His solemn delivery sometimes feels plodding and languid. This is not unreasonable from a man who was in his mid-fifties when he made his first Holmes film. However, he certainly sounds like Holmes when he speaks, and no actor before or since has resembled Sidney Paget’s illustrations so closely. Perhaps had there been more of an on-screen chemistry between Wontner and Ian Fleming, his performance would have seemed more lively. There is very little sense of the underlying bond between the two men that Doyle created.
But when the camera shows Wontner sitting in his chair, smoking a pipe, we feel that we are seeing exactly the man that Sir Arthur Conan Doyle pictured. Elements of Wontner’s portrayal can be seen in the Grenada production. Jeremy Brett combined Wontner’s intellectual Holmes with Rathbone’s energetic Sherlock.

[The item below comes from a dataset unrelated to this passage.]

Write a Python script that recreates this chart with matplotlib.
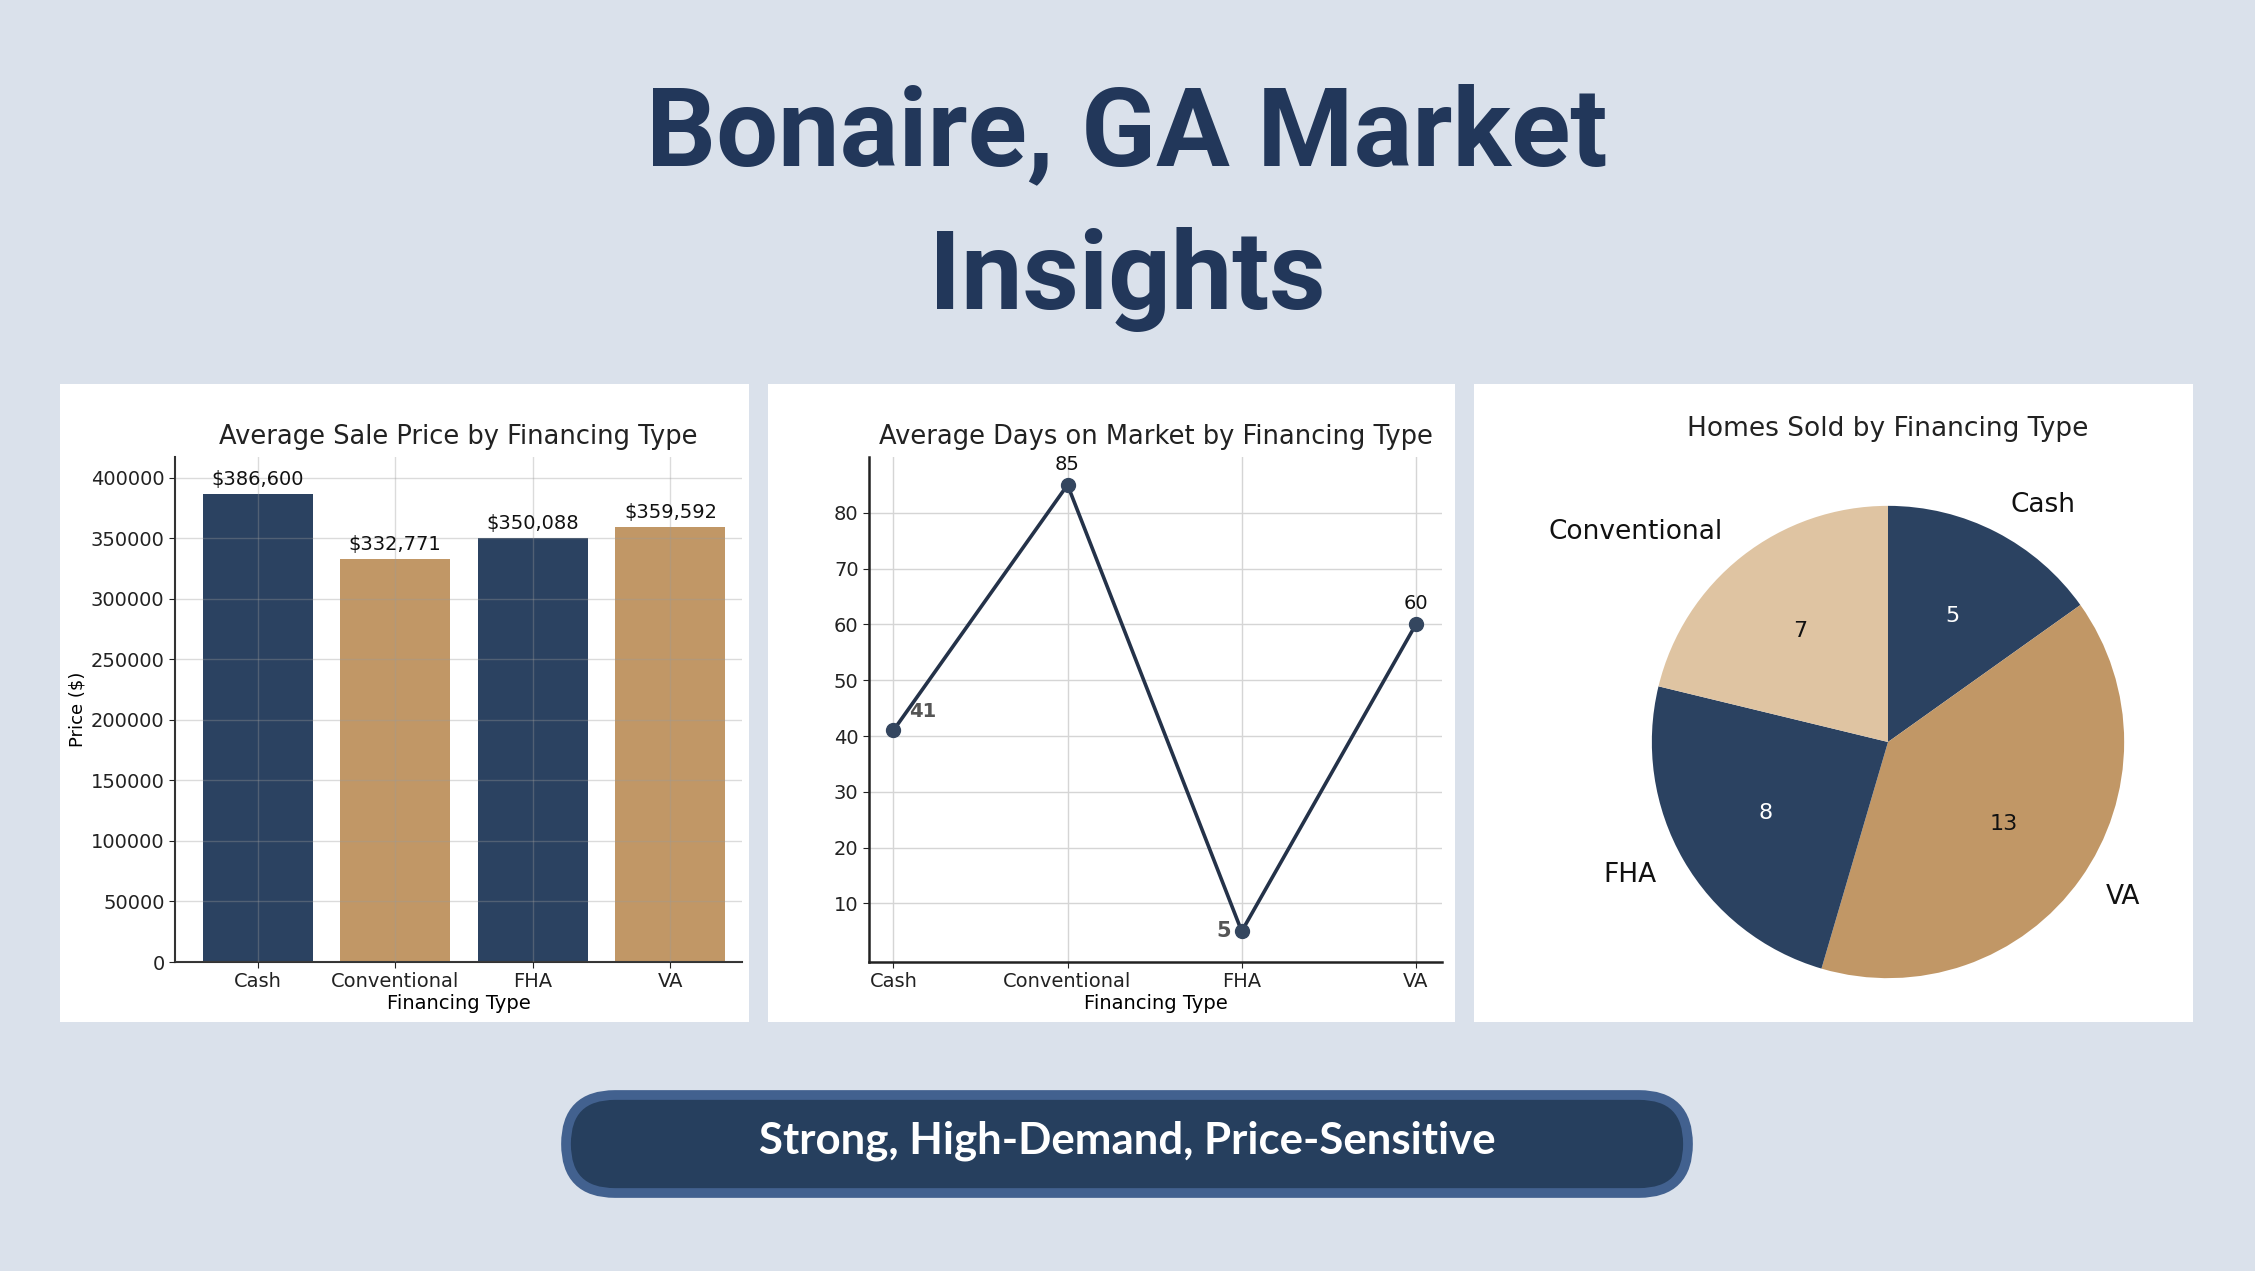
import matplotlib
matplotlib.use("Agg")
import matplotlib.pyplot as plt
from matplotlib.patches import Rectangle, FancyBboxPatch

# data
fin_types = ["Cash", "Conventional", "FHA", "VA"]
avg_price = [386600, 332771, 350088, 359592]
avg_days = [41, 85, 5, 60]
pie_labels = ["Cash", "VA", "FHA", "Conventional"]
homes_sold = [5, 13, 8, 7]

title_lines = ["Bonaire, GA Market", "Insights"]
tagline = "Strong, High-Demand, Price-Sensitive"

NAVY = "#2b4261"
TAN = "#c19766"
LIGHT_TAN = "#dfc4a2"
BG = "#dae1eb"
TITLE_C = "#22375a"

W, H = 2255, 1271
fig = plt.figure(figsize=(W / 100, H / 100), dpi=100)
fig.patch.set_facecolor(BG)

# background layer in pixel coords
bg = fig.add_axes([0, 0, 1, 1], zorder=0)
bg.set_xlim(0, W)
bg.set_ylim(H, 0)
bg.axis("off")

for x0, x1 in [(60, 749), (768, 1455), (1474, 2193)]:
    bg.add_patch(Rectangle((x0, 384), x1 - x0, 638, facecolor="white", edgecolor="none"))

bg.add_patch(FancyBboxPatch((566, 1095), 1122, 98,
                            boxstyle="round,pad=0,rounding_size=49",
                            facecolor="#263f5e", edgecolor="#42618f", linewidth=7))
bg.text(1127, 1141, tagline, color="white", fontsize=31.5, fontweight="bold",
        family="Lato", ha="center", va="center")

bg.text(1127, 165, title_lines[0], color=TITLE_C, fontsize=79, fontweight="bold",
        family="Roboto", ha="center", va="baseline")
bg.text(1127, 309, title_lines[1], color=TITLE_C, fontsize=79, fontweight="bold",
        family="Roboto", ha="center", va="baseline")

# bar chart
ax1 = fig.add_axes([175 / W, 1 - 962 / H, (742 - 175) / W, (962 - 457) / H], zorder=1)
ax1.set_facecolor("white")
x = range(len(fin_types))
ax1.bar(x, avg_price, width=0.8, color=[NAVY, TAN, NAVY, TAN], zorder=1)
for i, v in enumerate(avg_price):
    ax1.text(i, v + 4000, f"${v:,}", ha="center", va="bottom", fontsize=14, color="#111111", zorder=3)
ax1.set_xlim(-0.6, 3.52)
ax1.set_ylim(0, 417000)
ax1.set_yticks(range(0, 400001, 50000))
ax1.set_xticks(list(x))
ax1.set_xticklabels(fin_types)
ax1.grid(True, color="#9a9a9a", alpha=0.35, linewidth=1, zorder=2)
ax1.set_axisbelow(False)
ax1.tick_params(labelsize=14, colors="#222222", length=4)
ax1.set_xlabel("Financing Type", fontsize=14, labelpad=2)
ax1.set_ylabel("Price ($)", fontsize=13, labelpad=3)
ax1.set_title("Average Sale Price by Financing Type", fontsize=18.5, pad=9, color="#222222")
for s in ["top", "right"]:
    ax1.spines[s].set_visible(False)
for s in ["left", "bottom"]:
    ax1.spines[s].set_color("#333333")
    ax1.spines[s].set_linewidth(1.5)

# line chart
ax2 = fig.add_axes([869 / W, 1 - 962 / H, (1442 - 869) / W, (962 - 457) / H], zorder=1)
ax2.set_facecolor("white")
ax2.plot(list(x), avg_days, color="#243249", linewidth=2.6, marker="o", markersize=10,
         markerfacecolor="#34465f", markeredgecolor="#34465f", zorder=3)
ax2.annotate(str(avg_days[0]), (0, avg_days[0]), xytext=(11, 7), textcoords="offset points",
             fontsize=14, fontweight="bold", color="#555555", ha="left", va="bottom")
ax2.annotate(str(avg_days[1]), (1, avg_days[1]), xytext=(0, 8), textcoords="offset points",
             fontsize=14, color="#111111", ha="center", va="bottom")
ax2.annotate(str(avg_days[2]), (2, avg_days[2]), xytext=(-8, 0), textcoords="offset points",
             fontsize=15, fontweight="bold", color="#555555", ha="right", va="center")
ax2.annotate(str(avg_days[3]), (3, avg_days[3]), xytext=(0, 8), textcoords="offset points",
             fontsize=14, color="#111111", ha="center", va="bottom")
ax2.set_xlim(-0.14, 3.15)
ax2.set_ylim(-0.5, 90)
ax2.set_yticks(range(10, 81, 10))
ax2.set_xticks(list(x))
ax2.set_xticklabels(fin_types)
ax2.grid(True, color="#d5d5d5", linewidth=1, zorder=0)
ax2.tick_params(labelsize=14, colors="#222222", length=4)
ax2.set_xlabel("Financing Type", fontsize=14, labelpad=2)
ax2.set_title("Average Days on Market by Financing Type", fontsize=18.5, pad=9, color="#222222")
for s in ["top", "right"]:
    ax2.spines[s].set_visible(False)
for s in ["left", "bottom"]:
    ax2.spines[s].set_color("#222222")
    ax2.spines[s].set_linewidth(1.8)

# pie chart
ax3 = fig.add_axes([1581 / W, 1 - 1049 / H, 614 / W, 614 / H], zorder=1)
wedges, texts, autotexts = ax3.pie(
    homes_sold, labels=pie_labels, colors=[NAVY, TAN, NAVY, LIGHT_TAN],
    startangle=90, counterclock=False, labeldistance=1.13, pctdistance=0.6,
    autopct=lambda p: f"{round(p * sum(homes_sold) / 100):d}",
    textprops={"fontsize": 19, "color": "#111111"})
for t, c in zip(autotexts, ["white", "#111111", "white", "#111111"]):
    t.set_color(c)
    t.set_fontsize(16)
ax3.set_xlim(-1.3, 1.3)
ax3.set_ylim(-1.3, 1.3)
bg.text(1888, 429, "Homes Sold by Financing Type", fontsize=19, color="#222222",
        ha="center", va="center")

fig.savefig("out.png", dpi=100, facecolor=BG)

It is unfortunate that Wontner was never given the opportunity to make a Holmes film set in the Victorian era with a good-sized budget and a solid script. It is likely he would have turned in a definitive performance. Unfortunately his legacy has not been as lasting for non-Holmes devotees. Sherlockian Michael Pointer relates being at the 1951 Sherlock Holmes Exhibition opening with Wontner. The organizer informed the audience that the actor had appeared in five Sherlock Holmes films. A reporter next to Pointer said to Wontner, “Oh, yes, and what part did you play?”
In 1933, famous Sherlockian Vincent Starrett said, “The great Sherlock Holmes picture has not as yet been made…But Mr. Arthur Wontner is still available. Will not someone send a special, fast steamer for Mr. Arthur Wontner?”
About which Wontner himself later commented, “Well, they never did, you know, they never did.”